===== Record excerpts =====

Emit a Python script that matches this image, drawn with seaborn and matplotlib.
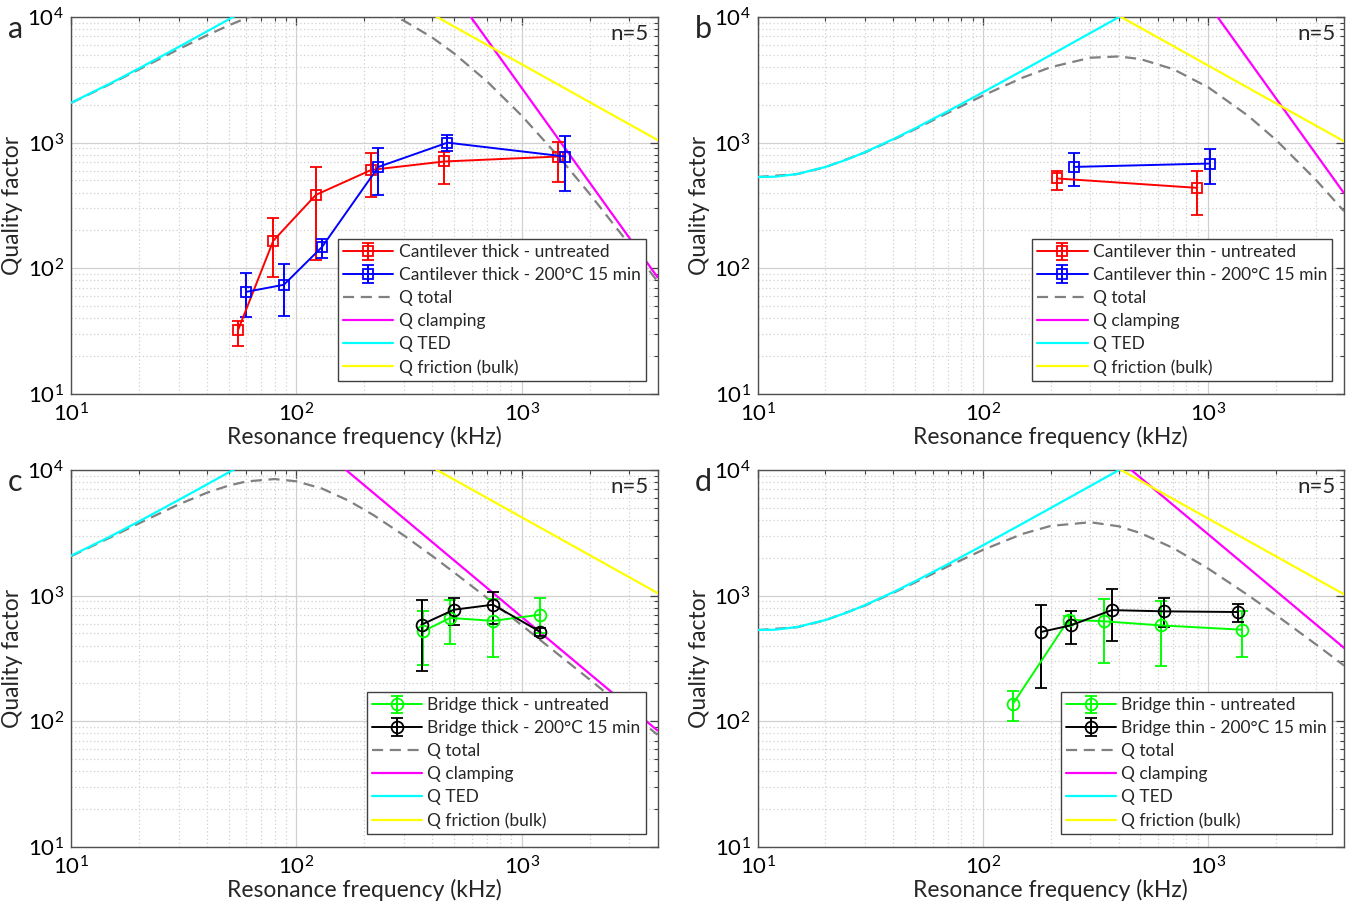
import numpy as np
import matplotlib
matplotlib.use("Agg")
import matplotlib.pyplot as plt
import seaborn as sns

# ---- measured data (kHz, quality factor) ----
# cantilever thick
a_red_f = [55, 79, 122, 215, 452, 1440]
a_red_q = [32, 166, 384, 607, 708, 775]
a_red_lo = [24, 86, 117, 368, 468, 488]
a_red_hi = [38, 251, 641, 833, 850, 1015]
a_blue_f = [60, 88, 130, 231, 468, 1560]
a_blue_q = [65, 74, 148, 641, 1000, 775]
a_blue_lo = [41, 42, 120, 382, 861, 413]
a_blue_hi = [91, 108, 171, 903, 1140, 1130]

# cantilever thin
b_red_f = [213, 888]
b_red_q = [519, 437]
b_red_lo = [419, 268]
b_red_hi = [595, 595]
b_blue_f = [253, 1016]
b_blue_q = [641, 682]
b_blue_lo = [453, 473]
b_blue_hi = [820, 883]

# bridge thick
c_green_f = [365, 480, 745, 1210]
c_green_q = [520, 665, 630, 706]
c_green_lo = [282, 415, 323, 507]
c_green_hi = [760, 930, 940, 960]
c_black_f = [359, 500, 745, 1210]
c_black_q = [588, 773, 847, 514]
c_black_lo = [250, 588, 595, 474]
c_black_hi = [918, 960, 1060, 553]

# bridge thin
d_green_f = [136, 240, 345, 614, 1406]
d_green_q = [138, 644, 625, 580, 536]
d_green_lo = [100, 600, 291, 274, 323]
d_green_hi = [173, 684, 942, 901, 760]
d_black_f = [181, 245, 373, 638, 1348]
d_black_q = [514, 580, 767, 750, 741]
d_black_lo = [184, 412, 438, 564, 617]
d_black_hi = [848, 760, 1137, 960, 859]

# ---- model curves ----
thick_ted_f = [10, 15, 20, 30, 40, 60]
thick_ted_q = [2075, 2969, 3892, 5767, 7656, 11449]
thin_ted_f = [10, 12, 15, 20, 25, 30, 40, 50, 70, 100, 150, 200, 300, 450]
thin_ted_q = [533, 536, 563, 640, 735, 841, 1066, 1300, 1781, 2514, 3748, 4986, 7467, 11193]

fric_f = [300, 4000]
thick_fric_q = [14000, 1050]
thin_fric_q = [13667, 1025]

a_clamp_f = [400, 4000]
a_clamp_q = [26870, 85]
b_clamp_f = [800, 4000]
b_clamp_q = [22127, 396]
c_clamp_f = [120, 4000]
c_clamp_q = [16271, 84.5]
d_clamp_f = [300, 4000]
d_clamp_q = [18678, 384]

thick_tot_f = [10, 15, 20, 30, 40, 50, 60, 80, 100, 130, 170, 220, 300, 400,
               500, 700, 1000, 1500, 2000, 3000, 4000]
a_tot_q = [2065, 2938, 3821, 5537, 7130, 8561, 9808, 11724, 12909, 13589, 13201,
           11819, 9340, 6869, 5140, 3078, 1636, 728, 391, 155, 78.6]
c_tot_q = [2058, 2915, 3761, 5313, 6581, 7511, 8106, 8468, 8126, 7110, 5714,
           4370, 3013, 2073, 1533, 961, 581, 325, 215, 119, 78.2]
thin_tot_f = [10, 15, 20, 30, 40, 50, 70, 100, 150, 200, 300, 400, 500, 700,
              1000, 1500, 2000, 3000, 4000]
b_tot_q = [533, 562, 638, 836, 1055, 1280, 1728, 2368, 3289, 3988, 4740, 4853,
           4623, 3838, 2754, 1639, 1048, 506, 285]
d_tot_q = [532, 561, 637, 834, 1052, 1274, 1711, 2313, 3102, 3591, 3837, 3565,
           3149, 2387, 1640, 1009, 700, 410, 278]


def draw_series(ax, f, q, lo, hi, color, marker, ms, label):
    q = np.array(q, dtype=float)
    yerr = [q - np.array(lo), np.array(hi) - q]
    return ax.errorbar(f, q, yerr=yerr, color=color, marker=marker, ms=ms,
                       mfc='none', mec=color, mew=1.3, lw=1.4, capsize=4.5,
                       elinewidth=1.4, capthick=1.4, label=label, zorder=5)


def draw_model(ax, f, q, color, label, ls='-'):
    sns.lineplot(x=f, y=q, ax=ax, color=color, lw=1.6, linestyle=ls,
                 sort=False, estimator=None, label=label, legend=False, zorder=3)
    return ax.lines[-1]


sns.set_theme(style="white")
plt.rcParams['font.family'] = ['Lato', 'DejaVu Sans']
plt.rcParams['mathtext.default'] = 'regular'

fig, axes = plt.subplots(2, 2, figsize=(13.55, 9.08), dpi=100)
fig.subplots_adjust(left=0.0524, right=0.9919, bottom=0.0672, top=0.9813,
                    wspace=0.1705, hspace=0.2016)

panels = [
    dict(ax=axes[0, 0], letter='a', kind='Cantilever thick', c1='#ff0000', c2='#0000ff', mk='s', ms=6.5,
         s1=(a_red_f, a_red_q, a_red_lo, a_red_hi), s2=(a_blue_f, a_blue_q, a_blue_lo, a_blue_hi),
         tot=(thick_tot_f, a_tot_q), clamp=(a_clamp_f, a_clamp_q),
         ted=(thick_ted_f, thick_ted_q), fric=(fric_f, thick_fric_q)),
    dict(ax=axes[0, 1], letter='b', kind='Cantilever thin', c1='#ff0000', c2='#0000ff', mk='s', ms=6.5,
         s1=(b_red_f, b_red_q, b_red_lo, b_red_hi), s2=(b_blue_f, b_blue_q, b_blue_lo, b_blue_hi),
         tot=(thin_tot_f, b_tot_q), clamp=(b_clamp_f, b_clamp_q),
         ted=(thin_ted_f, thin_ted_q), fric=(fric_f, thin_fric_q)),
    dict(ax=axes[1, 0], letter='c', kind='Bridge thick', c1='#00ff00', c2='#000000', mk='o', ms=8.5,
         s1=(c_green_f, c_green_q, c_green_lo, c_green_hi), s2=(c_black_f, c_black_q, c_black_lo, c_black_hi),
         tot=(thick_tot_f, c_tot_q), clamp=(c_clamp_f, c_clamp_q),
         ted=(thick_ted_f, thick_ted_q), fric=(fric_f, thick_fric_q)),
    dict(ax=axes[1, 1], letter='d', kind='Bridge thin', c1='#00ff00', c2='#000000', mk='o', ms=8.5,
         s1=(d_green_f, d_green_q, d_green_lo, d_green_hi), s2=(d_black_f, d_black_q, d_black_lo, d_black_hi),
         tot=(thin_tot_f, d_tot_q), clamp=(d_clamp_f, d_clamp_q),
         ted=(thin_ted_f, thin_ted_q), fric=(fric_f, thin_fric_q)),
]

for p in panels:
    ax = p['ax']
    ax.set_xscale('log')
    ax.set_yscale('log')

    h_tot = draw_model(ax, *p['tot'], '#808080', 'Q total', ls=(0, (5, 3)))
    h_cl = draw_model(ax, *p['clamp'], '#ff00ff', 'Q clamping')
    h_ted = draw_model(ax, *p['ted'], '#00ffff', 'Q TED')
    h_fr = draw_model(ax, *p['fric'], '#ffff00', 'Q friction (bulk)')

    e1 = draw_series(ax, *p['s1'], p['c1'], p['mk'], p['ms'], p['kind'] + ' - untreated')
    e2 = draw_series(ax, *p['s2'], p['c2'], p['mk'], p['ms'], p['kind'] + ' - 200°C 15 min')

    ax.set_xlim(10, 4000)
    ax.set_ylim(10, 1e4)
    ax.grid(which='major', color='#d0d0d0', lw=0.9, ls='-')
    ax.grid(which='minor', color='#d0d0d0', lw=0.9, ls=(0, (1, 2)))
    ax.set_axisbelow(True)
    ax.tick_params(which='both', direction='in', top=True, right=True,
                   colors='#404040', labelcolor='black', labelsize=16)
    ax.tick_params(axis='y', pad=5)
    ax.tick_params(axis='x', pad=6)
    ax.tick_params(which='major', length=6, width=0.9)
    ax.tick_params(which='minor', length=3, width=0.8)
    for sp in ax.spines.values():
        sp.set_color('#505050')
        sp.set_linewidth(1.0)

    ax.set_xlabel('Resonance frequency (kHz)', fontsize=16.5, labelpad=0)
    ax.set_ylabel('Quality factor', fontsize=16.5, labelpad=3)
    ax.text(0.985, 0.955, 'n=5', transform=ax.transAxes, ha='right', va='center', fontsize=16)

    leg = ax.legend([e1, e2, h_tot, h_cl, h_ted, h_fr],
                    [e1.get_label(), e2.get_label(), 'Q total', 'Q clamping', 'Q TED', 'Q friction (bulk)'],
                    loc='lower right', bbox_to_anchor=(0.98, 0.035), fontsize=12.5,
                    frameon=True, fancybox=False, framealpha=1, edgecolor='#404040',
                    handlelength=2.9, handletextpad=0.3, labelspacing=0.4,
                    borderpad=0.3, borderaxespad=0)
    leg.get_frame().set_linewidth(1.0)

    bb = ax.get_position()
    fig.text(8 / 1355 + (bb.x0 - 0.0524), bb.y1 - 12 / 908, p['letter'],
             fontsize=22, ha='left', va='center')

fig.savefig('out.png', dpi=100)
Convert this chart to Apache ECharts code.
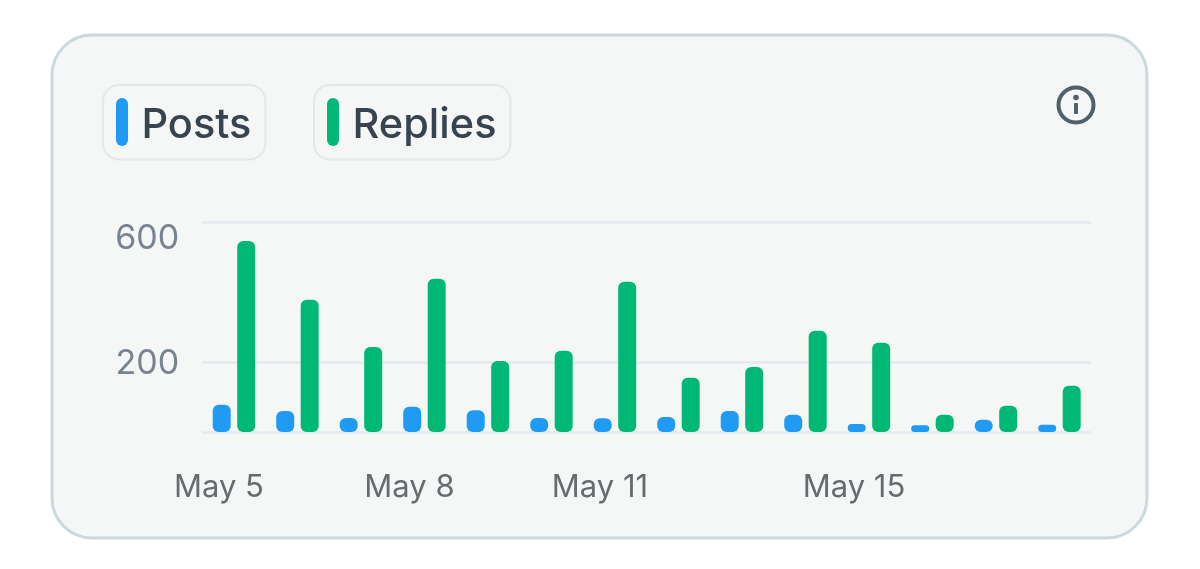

=====

**What you need to do**
Take the lines from the first line of the entries through the line with "import seaborn as sns", inclusive, and give them again exactly, minus any pictures.

**Result of this exercise**
Emit a Python script that matches this image, drawn with seaborn and matplotlib.
import numpy as np
import matplotlib
matplotlib.use("Agg")
import matplotlib.pyplot as plt
import seaborn as sns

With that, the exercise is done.